I want to write. I don't want to do any of the marketing. I think there's a reason I don't want to: because I'm not supposed to.

And I'm going to act on that belief. One by one I've cut myself off from all the tasks still awaiting my attention. I'm not going to send out postcards and I'm even thinking of deleting my snail mail address file. This month will be the last contest on my website. I will do no more about the booksigning. I went into the store and left my card. If the woman calls me back, I might say yes. I'll see how the Lord leads. But I no longer believe I HAVE to do any of it.

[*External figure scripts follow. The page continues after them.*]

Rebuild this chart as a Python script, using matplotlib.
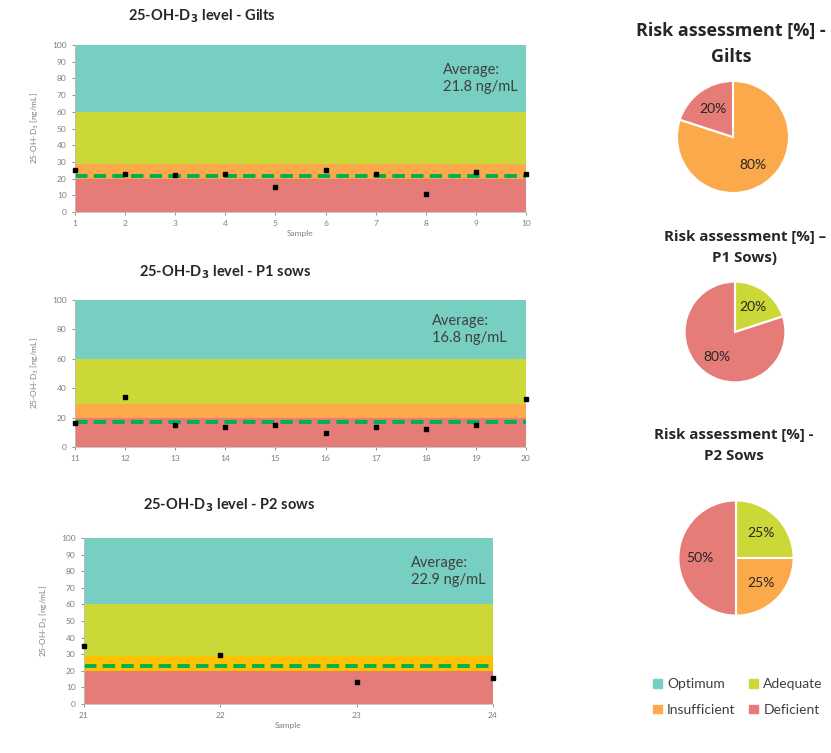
import matplotlib
matplotlib.use("Agg")
import matplotlib.pyplot as plt
from matplotlib.patches import Patch

plt.rcParams['font.family'] = ['Lato', 'DejaVu Sans']

# Sample measurements (ng/mL)
gilts_samples = list(range(1, 11))
gilts_values = [25, 23, 22, 23, 15, 25, 23, 10.5, 24, 23]
gilts_average = 21.8

p1_samples = list(range(11, 21))
p1_values = [16, 34, 15, 13.5, 15, 9.5, 13.5, 12, 15, 32.5]
p1_average = 16.8

p2_samples = list(range(21, 25))
p2_values = [35, 29.5, 13.5, 15.5]
p2_average = 22.9

# Risk category bands (ng/mL)
band_names = ["Deficient", "Insufficient", "Adequate", "Optimum"]
band_limits = [(0, 20), (20, 29), (29, 60), (60, 100)]

# Risk assessment shares [%], order: Optimum, Adequate, Insufficient, Deficient
risk_labels = ["Optimum", "Adequate", "Insufficient", "Deficient"]
risk_gilts = [0, 0, 80, 20]
risk_p1 = [0, 20, 0, 80]
risk_p2 = [0, 25, 25, 50]

C_OPT = "#76CFC0"
C_ADE = "#CBD838"
C_INS = "#FBA94B"
C_DEF = "#E57C78"
C_INS_P2 = "#FFC000"
GREEN = "#00B050"
GREY = "#7F7F7F"

W, H = 831.0, 753.0
fig = plt.figure(figsize=(W / 100, H / 100), dpi=100)


def rect_px(x0, x1, y0, y1):
    return [x0 / W, 1 - y1 / H, (x1 - x0) / W, (y1 - y0) / H]


def level_panel(box, samples, values, avg, title, yticks, ins_color,
                title_xy, avg_x):
    ax = fig.add_axes(rect_px(*box))
    colors = {"Deficient": C_DEF, "Insufficient": ins_color,
              "Adequate": C_ADE, "Optimum": C_OPT}
    for name, (lo, hi) in zip(band_names, band_limits):
        ax.axhspan(lo, hi, color=colors[name], lw=0, zorder=0)
    ax.axhline(avg, color=GREEN, lw=2.8, ls=(0, (3.2, 1.6)), zorder=2)
    ax.plot(samples, values, ls="none", marker="s", ms=2.4, color="black",
            zorder=3, clip_on=False)
    ax.set_xlim(samples[0], samples[-1])
    ax.set_ylim(0, 100)
    ax.set_xticks(samples)
    ax.set_yticks(yticks)
    ax.tick_params(labelsize=6, colors=GREY, length=2, width=0.6, pad=4)
    for s in ["top", "right"]:
        ax.spines[s].set_visible(False)
    for s in ["left", "bottom"]:
        ax.spines[s].set_color("#BFBFBF")
        ax.spines[s].set_linewidth(0.6)
    ax.set_ylabel(r"25-OH-D$_3$ [ng/mL]", fontsize=6, color=GREY, labelpad=8)
    ax.set_xlabel("Sample", fontsize=6, color=GREY, labelpad=2)
    x0, x1, y0, y1 = box
    ax.text((avg_x - x0) / (x1 - x0), 0.80, f"Average:\n{avg} ng/mL",
            transform=ax.transAxes, ha="left", va="center", fontsize=10.5,
            color="#404040", linespacing=1.25)
    fig.text(title_xy[0] / W, 1 - title_xy[1] / H, title, ha="center",
             va="center", fontsize=10.5, fontweight="bold", color="#262626")
    return ax


level_panel((75, 526, 45, 212), gilts_samples, gilts_values, gilts_average,
            r"25-OH-D$_\mathbf{3}$ level - Gilts", range(0, 101, 10), C_INS,
            (202, 16), 443)
ax2 = level_panel((75, 526, 300, 447), p1_samples, p1_values, p1_average,
                  r"25-OH-D$_\mathbf{3}$ level - P1 sows", range(0, 101, 20), C_INS,
                  (225, 272), 432)
ax2.set_xlabel("")
level_panel((84, 493, 538, 704), p2_samples, p2_values, p2_average,
            r"25-OH-D$_\mathbf{3}$ level - P2 sows", range(0, 101, 10), C_INS_P2,
            (229, 505), 411)

pie_colors = [C_OPT, C_ADE, C_INS, C_DEF]


def pie_panel(cx, cy, r, shares, title_lines, title_x, title_y, line_gap, title_size):
    ax = fig.add_axes([(cx - r) / W, 1 - (cy + r) / H, 2 * r / W, 2 * r / H])
    vals, cols = [], []
    for v, c in zip(shares, pie_colors):
        if v > 0:
            vals.append(v)
            cols.append(c)
    ax.pie(vals, colors=cols, startangle=90, counterclock=False,
           autopct="%d%%", pctdistance=0.62,
           wedgeprops=dict(edgecolor="white", linewidth=1.5),
           textprops=dict(fontsize=10, color="#262626"))
    ax.set_aspect("equal")
    for i, line in enumerate(title_lines):
        fig.text(title_x / W, 1 - (title_y + i * line_gap) / H, line, ha="center",
                 va="center", fontsize=title_size, fontweight="bold",
                 family=["Open Sans", "DejaVu Sans"], color="#262626")
    return ax


pie_panel(733, 137, 70, risk_gilts, ["Risk assessment [%] -", "Gilts"],
          731, 31, 26, 13)
pie_panel(735, 332, 63, risk_p1, ["Risk assessment [%] \u2013", "P1 Sows)"],
          745, 237, 21, 10.8)
pie_panel(736, 558, 72, risk_p2, ["Risk assessment [%] -", "P2 Sows"],
          734, 435, 21, 10.8)

# legend filled column by column: Optimum/Insufficient, Adequate/Deficient
legend_order = [0, 2, 1, 3]
handles = [Patch(color=pie_colors[i], label=risk_labels[i]) for i in legend_order]
fig.legend(handles=handles, ncol=2, loc="center", bbox_to_anchor=(738 / W, 1 - 697 / H),
           frameon=False, fontsize=10, handlelength=0.6, handleheight=0.6,
           handletextpad=0.4, columnspacing=1.0, labelspacing=1.0,
           labelcolor="#404040")

fig.savefig("out.png", dpi=100)
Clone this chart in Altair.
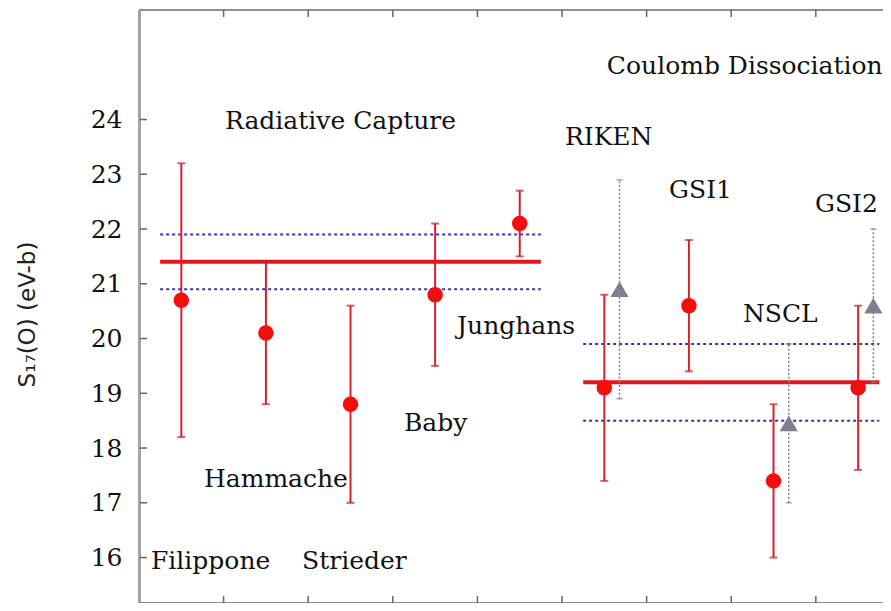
import altair as alt
import pandas as pd

# ---------------- data ----------------
# Radiative capture measurements (red circles)
rc_names = ["Filippone", "Hammache", "Strieder", "Baby", "Junghans"]
rc_x = [0.5, 1.5, 2.5, 3.5, 4.5]
rc_y = [20.7, 20.1, 18.8, 20.8, 22.1]
rc_err = [2.5, 1.3, 1.8, 1.3, 0.6]

# Coulomb dissociation measurements (red circles)
cd_names = ["RIKEN", "GSI1", "NSCL", "GSI2"]
cd_x = [5.5, 6.5, 7.5, 8.5]
cd_y = [19.1, 20.6, 17.4, 19.1]
cd_err = [1.7, 1.2, 1.4, 1.5]

# Re-analysed values (grey triangles)
tri_x = [5.68, 7.68, 8.68]
tri_y = [20.9, 18.45, 20.6]
tri_lo = [18.9, 17.0, 19.2]
tri_hi = [22.9, 19.9, 22.0]

# Weighted means and their bands
mean_x1 = [0.25, 5.25]
mean_x2 = [4.75, 8.75]
mean_y = [21.4, 19.2]
band_lo = [20.9, 18.5]
band_hi = [21.9, 19.9]

# Text labels
label_text = ["Radiative Capture", "Coulomb Dissociation", "RIKEN", "GSI1", "GSI2",
              "NSCL", "Junghans", "Baby", "Hammache", "Filippone", "Strieder"]
label_x = [1.017, 5.53, 5.035, 6.265, 7.99, 7.139, 3.759, 3.132, 0.768, 0.142, 1.927]
label_y = [23.83, 24.83, 23.53, 22.57, 22.31, 20.30, 20.08, 18.31, 17.29, 15.79, 15.79]

y_ticks = list(range(16, 25))
x_ticks = list(range(1, 9))

# ---------------- layout ----------------
W, H = 744, 593
XMAX = 8.794
YMIN, YMAX = 15.17, 26.0

xs = alt.Scale(domain=[0, XMAX], nice=False, zero=False)
ys = alt.Scale(domain=[YMIN, YMAX], nice=False, zero=False)

yaxis = alt.Axis(values=y_ticks, ticks=False, domain=True, domainColor="#a3a3a3",
                 domainWidth=3, grid=False, labelFont="DejaVu Serif", labelFontSize=25,
                 labelColor="#111111", labelPadding=17,
                 title="S₁₇(O) (eV-b)", titleFont="DejaVu Sans", titleFontSize=23,
                 titleFontWeight="normal", titleColor="#222222",
                 titleX=-112, titleY=304, titleAngle=270, titleAlign="center",
                 titleBaseline="middle")


def X(f):
    return alt.X(f + ":Q", scale=xs, axis=None)


def Y(f):
    return alt.Y(f + ":Q", scale=ys, axis=yaxis)


red = pd.DataFrame({
    "x": rc_x + cd_x,
    "y": rc_y + cd_y,
    "lo": [v - e for v, e in zip(rc_y + cd_y, rc_err + cd_err)],
    "hi": [v + e for v, e in zip(rc_y + cd_y, rc_err + cd_err)],
})
tri = pd.DataFrame({"x": tri_x, "y": tri_y, "lo": tri_lo, "hi": tri_hi})
means = pd.DataFrame({"x1": mean_x1, "x2": mean_x2, "m": mean_y,
                      "lo": band_lo, "hi": band_hi})
labels = pd.DataFrame({"x": label_x, "y": label_y, "t": label_text})
yt = pd.DataFrame({"v": y_ticks})
xt = pd.DataFrame({"v": x_ticks})
one = pd.DataFrame({"a": [0]})

band_color = "#3535b5"
bands_lo = alt.Chart(means).mark_rule(color=band_color, strokeWidth=2, strokeDash=[3, 3]).encode(
    x=X("x1"), x2="x2", y=Y("lo"))
bands_hi = alt.Chart(means).mark_rule(color=band_color, strokeWidth=2, strokeDash=[3, 3]).encode(
    x=X("x1"), x2="x2", y=Y("hi"))
mean_lines = alt.Chart(means).mark_rule(color="#e3161c", strokeWidth=4).encode(
    x=X("x1"), x2="x2", y=Y("m"))

red_bars = alt.Chart(red).mark_rule(color="#d8202c", strokeWidth=2).encode(
    x=X("x"), y=Y("lo"), y2="hi")
red_cap_lo = alt.Chart(red).mark_tick(color="#c41f2b", orient="horizontal", size=8, thickness=2).encode(
    x=X("x"), y=Y("lo"))
red_cap_hi = alt.Chart(red).mark_tick(color="#c41f2b", orient="horizontal", size=8, thickness=2).encode(
    x=X("x"), y=Y("hi"))
red_pts = alt.Chart(red).mark_point(shape="circle", filled=True, size=240, color="#f50d0d", opacity=1).encode(
    x=X("x"), y=Y("y"))

gray = "#7d818c"
tri_bars = alt.Chart(tri).mark_rule(color=gray, strokeWidth=1.5, strokeDash=[2, 2]).encode(
    x=X("x"), y=Y("lo"), y2="hi")
tri_cap_lo = alt.Chart(tri).mark_tick(color=gray, orient="horizontal", size=6, thickness=1.5).encode(
    x=X("x"), y=Y("lo"))
tri_cap_hi = alt.Chart(tri).mark_tick(color=gray, orient="horizontal", size=6, thickness=1.5).encode(
    x=X("x"), y=Y("hi"))
tri_pts = alt.Chart(tri).mark_point(shape="triangle-up", filled=True, size=330, color=gray, opacity=1).encode(
    x=X("x"), y=Y("y"))

texts = alt.Chart(labels).mark_text(align="left", baseline="alphabetic", font="DejaVu Serif",
                                    fontSize=25, color="#111111").encode(
    x=X("x"), y=Y("y"), text="t:N")

frame_col = "#8f8f8f"
top_line = alt.Chart(one).mark_rule(color=frame_col, strokeWidth=2).encode(
    x=alt.value(0), x2=alt.value(W), y=alt.value(0))
bottom_line = alt.Chart(one).mark_rule(color=frame_col, strokeWidth=2).encode(
    x=alt.value(0), x2=alt.value(W), y=alt.value(H))
y_tick_marks = alt.Chart(yt).mark_rule(color="#666666", strokeWidth=1.5).encode(
    y=Y("v"), x=alt.value(1), x2=alt.value(8))
top_ticks = alt.Chart(xt).mark_rule(color="#666666", strokeWidth=1.5).encode(
    x=X("v"), y=alt.value(0), y2=alt.value(7))
bottom_ticks = alt.Chart(xt).mark_rule(color="#666666", strokeWidth=1.5).encode(
    x=X("v"), y=alt.value(H), y2=alt.value(H - 7))

chart = alt.layer(
    bands_lo, bands_hi, mean_lines,
    tri_bars, tri_cap_lo, tri_cap_hi,
    red_bars, red_cap_lo, red_cap_hi, red_pts, tri_pts,
    texts, top_line, bottom_line, y_tick_marks, top_ticks, bottom_ticks,
).properties(
    width=W, height=H,
    autosize=alt.AutoSizeParams(type="none"),
    padding={"left": 131, "top": 2, "right": 0, "bottom": 0},
).configure_view(stroke=None).configure(background="white")

chart.save("out.html", embed_options={"renderer": "svg", "actions": False})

Perhaps some of you are wondering about the upcoming blog tour. Since it's already in place and I know that Bethany House is sending out the books and such, I will certainly go along with that, because that's not really something I initiated or have to orchestrate and maintain. The newsletter and this blog remain in question. For awhile I argued back and forth on them, but then I wearied of it, and put them in the Lord's hands.

He's not made those issues clear to me, yet, so I'll make no decision on them for now. I'll simply trust Him to work it out as the days pass. If things fell into place, I'll do them. If not. I won't. I think this is where I've been supposed to be since the day Steve Laube called me with the news of the Publisher's Weekly review of Arena and the marketing department's sudden, unbelievable interest in "how soon they might see something new from Karen Hancock."

It's been a week now since I dropped it all. I cannot believe the peace that I have enjoyed in that time. The increasing clarity of my thinking. The work I've gotten done around the house, the time spent with friends, going to a rubber stamping class, reading (slowly and taking notes so that I'm learning as I go). The heavy, wooden-headedness that gripped me at the end of the writing of Return of the Guardian-King has lifted. I'm thinking more and more of the next book now. In a playful way. A fun way. I feel set free, actually.